* [What you need to do]
Print only the lines from the top of the data through the line with "import seaborn as sns", both included, skipping every picture.

* [Recorded information]
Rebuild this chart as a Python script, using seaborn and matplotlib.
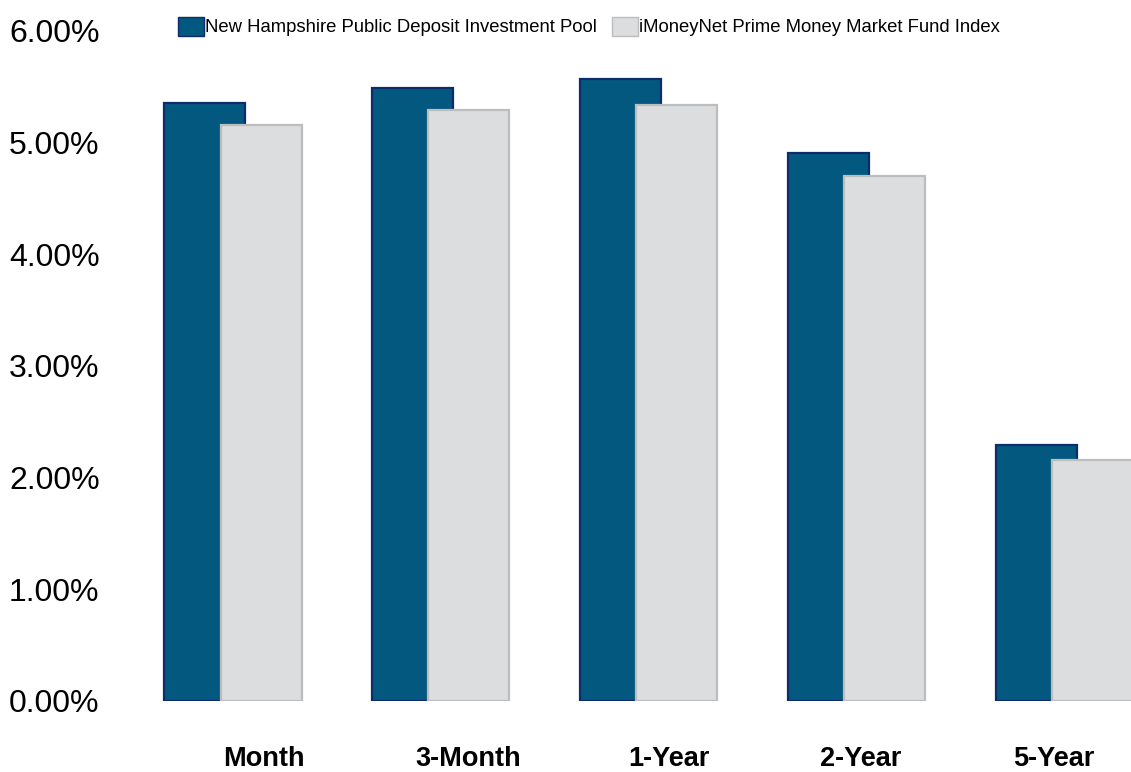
import numpy as np
import pandas as pd
import matplotlib
matplotlib.use("Agg")
import matplotlib.pyplot as plt
from matplotlib.patches import Patch
from matplotlib.ticker import FuncFormatter
import seaborn as sns

# data
periods = ["Month", "3-Month", "1-Year", "2-Year", "5-Year"]
nh_pool = [5.35, 5.49, 5.57, 4.91, 2.29]
imoneynet = [5.16, 5.29, 5.34, 4.70, 2.16]
series_names = ["New Hampshire Public Deposit Investment Pool",
                "iMoneyNet Prime Money Market Fund Index"]

colors = {
    "nh": "#02587F",
    "nh_edge": "#0E2B6A",
    "imn": "#DCDDDF",
    "imn_edge": "#BDBDBD",
}

sns.set_style("white")
plt.rcParams["font.family"] = ["Liberation Sans", "DejaVu Sans"]
plt.rcParams["text.color"] = "black"
plt.rcParams["xtick.color"] = "black"
plt.rcParams["ytick.color"] = "black"

idx = np.arange(len(periods))
shift = 0.135
df_nh = pd.DataFrame({"pos": idx - shift, "val": nh_pool})
df_imn = pd.DataFrame({"pos": idx + shift, "val": imoneynet})

fig = plt.figure(figsize=(11.31, 7.72), dpi=100)
ax = fig.add_axes([0.116, 0.092, 0.884, 0.868])

sns.barplot(data=df_nh, x="pos", y="val", native_scale=True, width=0.39,
            color=colors["nh"], edgecolor=colors["nh_edge"], linewidth=1.6,
            saturation=1, errorbar=None, ax=ax)
sns.barplot(data=df_imn, x="pos", y="val", native_scale=True, width=0.39,
            color=colors["imn"], edgecolor=colors["imn_edge"], linewidth=1.6,
            saturation=1, errorbar=None, ax=ax)

ax.set_xlim(-0.49, 4.322)
ax.set_ylim(0, 6)
ax.set_yticks(np.arange(0, 7, 1))
ax.yaxis.set_major_formatter(FuncFormatter(lambda v, _: f"{v:.2f}%"))
ax.tick_params(axis="y", labelsize=23, length=0, pad=88)
for lab in ax.get_yticklabels():
    lab.set_horizontalalignment("left")

# category labels sit slightly right of the bar pairs, as in the original
label_offsets = [0.15, 0.13, 0.10, 0.02, -0.05]
ax.set_xticks(idx + np.array(label_offsets))
ax.set_xticklabels(periods, fontsize=19.5, fontweight="bold")
ax.tick_params(axis="x", length=0, pad=32.5)
ax.set_xlabel("")
ax.set_ylabel("")
sns.despine(ax=ax, left=True, bottom=True)

handles = [
    Patch(facecolor=colors["nh"], edgecolor=colors["nh_edge"], linewidth=1),
    Patch(facecolor=colors["imn"], edgecolor=colors["imn_edge"], linewidth=1),
]
fig.legend(handles, series_names, loc="upper left", ncol=2,
           bbox_to_anchor=(0.143, 1.0), frameon=False, fontsize=13.3,
           handlelength=1.4, handleheight=1.2, handletextpad=0.05,
           columnspacing=0.8)

fig.savefig("out.png", dpi=100)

* [Written answer]
Rebuild this chart as a Python script, using seaborn and matplotlib.
import numpy as np
import pandas as pd
import matplotlib
matplotlib.use("Agg")
import matplotlib.pyplot as plt
from matplotlib.patches import Patch
from matplotlib.ticker import FuncFormatter
import seaborn as sns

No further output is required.